7. The jurisprudence establishes that significant discipline is appropriate for this failure because it is a serious safety infraction: CROA 3006, CROA 4050/4052, AH 548, AH 567, CROA 2487, CROA 2672, CROA 2876, CROA 3555, CROA 3992, SHP 594, SHP 598. The Grievor’s omission had no dangerous consequences in this case, though it might have, hence the need to impose discipline.
8. In CROA 3992, a second failure to observe TOP restrictions within a seven month period resulted in a 13-year employee’s reinstatement without compensation, with a demotion to a position in which the employee had no responsibility for holding TOPs for so long as CP considered appropriate.

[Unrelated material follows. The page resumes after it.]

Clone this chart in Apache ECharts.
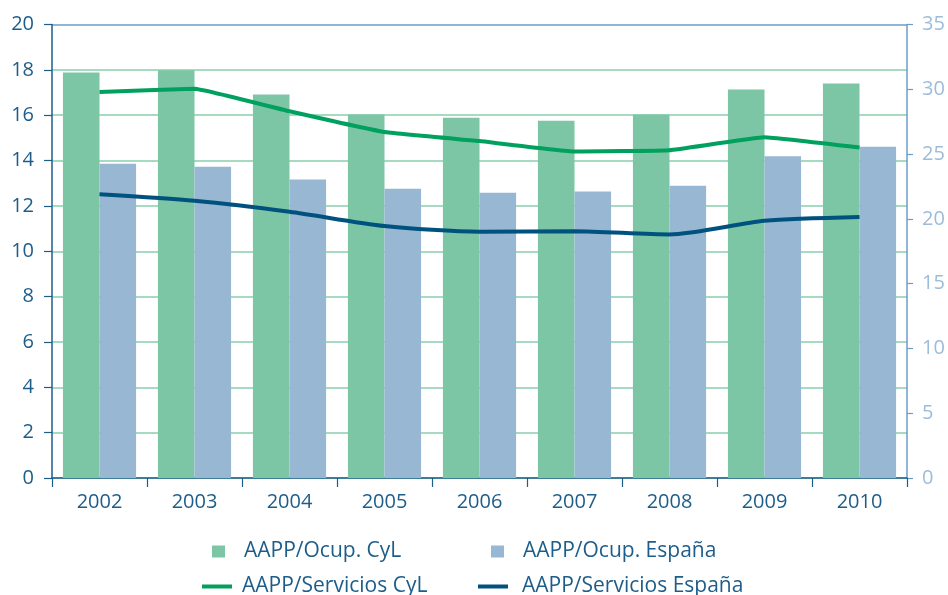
<!DOCTYPE html>
<html>
<head>
<meta charset="utf-8">
<script src="https://cdn.jsdelivr.net/npm/echarts@6/dist/echarts.min.js"></script>
<style>
  html, body { margin: 0; padding: 0; background: #ffffff; }
  #chart { width: 948px; height: 595px; }
</style>
</head>
<body>
<div id="chart"></div>
<script>
const years = ['2002', '2003', '2004', '2005', '2006', '2007', '2008', '2009', '2010'];
const ocupCyL = [17.88, 17.98, 16.91, 16.03, 15.89, 15.76, 16.03, 17.13, 17.40];
const ocupEspana = [13.86, 13.73, 13.16, 12.76, 12.58, 12.63, 12.89, 14.19, 14.61];
const serviciosCyL = [29.8, 30.05, 28.3, 26.7, 26.0, 25.2, 25.3, 26.3, 25.5];
const serviciosEspana = [21.9, 21.4, 20.55, 19.45, 19.0, 19.05, 18.8, 19.85, 20.15];
const leftTicks = { min: 0, max: 20, interval: 2 };
const rightTicks = { min: 0, max: 35, interval: 5 };

const FONT = 'Open Sans';
const DARK = '#1d5d8a';
const GREEN_BAR = '#7dc6a5';
const BLUE_BAR = '#97b7d3';
const GREEN_LINE = '#00a05e';
const DARK_LINE = '#00527e';

const gridColors = [];
for (let i = 0; i <= 10; i++) gridColors.push(i === 10 ? '#6a9fc6' : '#8acfac');

const chart = echarts.init(document.getElementById('chart'));
const legendText = { fontFamily: FONT, fontSize: 21, color: DARK };
chart.setOption({
  animation: false,
  grid: { left: 52, right: 41, top: 24.5, bottom: 117, containLabel: false },
  legend: [
    { data: ['AAPP/Ocup. CyL'], left: 212, top: 541, padding: 0, icon: 'rect', itemWidth: 13, itemHeight: 12,
      textStyle: Object.assign({ padding: [0, 0, 0, 14] }, legendText) },
    { data: ['AAPP/Ocup. España'], left: 491, top: 541, padding: 0, icon: 'rect', itemWidth: 13, itemHeight: 12,
      textStyle: Object.assign({ padding: [0, 0, 0, 14] }, legendText) },
    { data: ['AAPP/Servicios CyL'], left: 202, top: 576, padding: 0, icon: 'rect', itemWidth: 30, itemHeight: 4,
      textStyle: Object.assign({ padding: [0, 0, 0, 5] }, legendText) },
    { data: ['AAPP/Servicios España'], left: 478, top: 576, padding: 0, icon: 'rect', itemWidth: 30, itemHeight: 4,
      textStyle: Object.assign({ padding: [0, 0, 0, 9] }, legendText) }
  ],
  xAxis: {
    type: 'category',
    data: years,
    axisLine: { lineStyle: { color: DARK, width: 1.5 } },
    axisTick: { show: true, length: 9, lineStyle: { color: DARK, width: 1.2 } },
    axisLabel: { fontFamily: FONT, fontSize: 20, color: DARK, margin: 14 },
    splitLine: { show: false }
  },
  yAxis: [
    {
      type: 'value',
      min: leftTicks.min, max: leftTicks.max, interval: leftTicks.interval,
      axisLine: { show: true, lineStyle: { color: DARK, width: 1.5 } },
      axisTick: { show: true, length: 8, lineStyle: { color: DARK, width: 1.2 } },
      axisLabel: { fontFamily: FONT, fontSize: 20, color: DARK, margin: 18 },
      splitLine: { show: true, lineStyle: { color: gridColors, width: 1.5 } }
    },
    {
      type: 'value',
      min: rightTicks.min, max: rightTicks.max, interval: rightTicks.interval,
      position: 'right',
      axisLine: { show: true, lineStyle: { color: '#6e9dc4', width: 1.5 } },
      axisTick: { show: true, length: 6, lineStyle: { color: '#6e9dc4', width: 1.2 } },
      axisLabel: { fontFamily: FONT, fontSize: 20, color: '#9cbcd9', margin: 15 },
      splitLine: { show: false }
    }
  ],
  series: [
    { name: 'AAPP/Ocup. CyL', type: 'bar', data: ocupCyL, yAxisIndex: 0,
      barGap: '0%', barCategoryGap: '23%', itemStyle: { color: GREEN_BAR } },
    { name: 'AAPP/Ocup. España', type: 'bar', data: ocupEspana, yAxisIndex: 0,
      barGap: '0%', barCategoryGap: '23%', itemStyle: { color: BLUE_BAR } },
    { name: 'AAPP/Servicios CyL', type: 'line', data: serviciosCyL, yAxisIndex: 1,
      showSymbol: false, symbol: 'none', smooth: 0.08, color: GREEN_LINE,
      lineStyle: { color: GREEN_LINE, width: 4 }, itemStyle: { color: GREEN_LINE } },
    { name: 'AAPP/Servicios España', type: 'line', data: serviciosEspana, yAxisIndex: 1,
      showSymbol: false, symbol: 'none', smooth: 0.25, color: DARK_LINE,
      lineStyle: { color: DARK_LINE, width: 4 }, itemStyle: { color: DARK_LINE } }
  ]
});
</script>
</body>
</html>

9. The factors that mitigate the penalty in this case are threefold. The first is that there was no actual danger of harm because of the verbal instructions given by the Grievor. His failure was to confirm those verbal instructions into the written record. The second is genuine remorse for, and acknowledgement of, his error. He gave an explanation for his misconduct, but, in doing so, he did not suggest any less culpability for his wrongdoing. The third is that the Grievor’s current 45 merits are the only demerits in his career with the Company. He was five years discipline free, showing he is capable of complying with the rules of employment for a sustained period.
10. Having considered all the facts and circumstances in this case, the grievance is allowed, in part. The grievor is to be reinstated in employment, without loss of seniority and without compensation for wages and benefits lost. He is returned to a demoted position in which he has no responsibility for holding track occupancy permits. That condition is to remain until such time as the Company deems it appropriate to change it. The period between the grievor’s termination and reinstatement is recorded as a suspension for the events of April 21, 2014.
11. The Grievor’s record is set at 45 demerits from when those earlier demerits were incurred, less the period of suspension.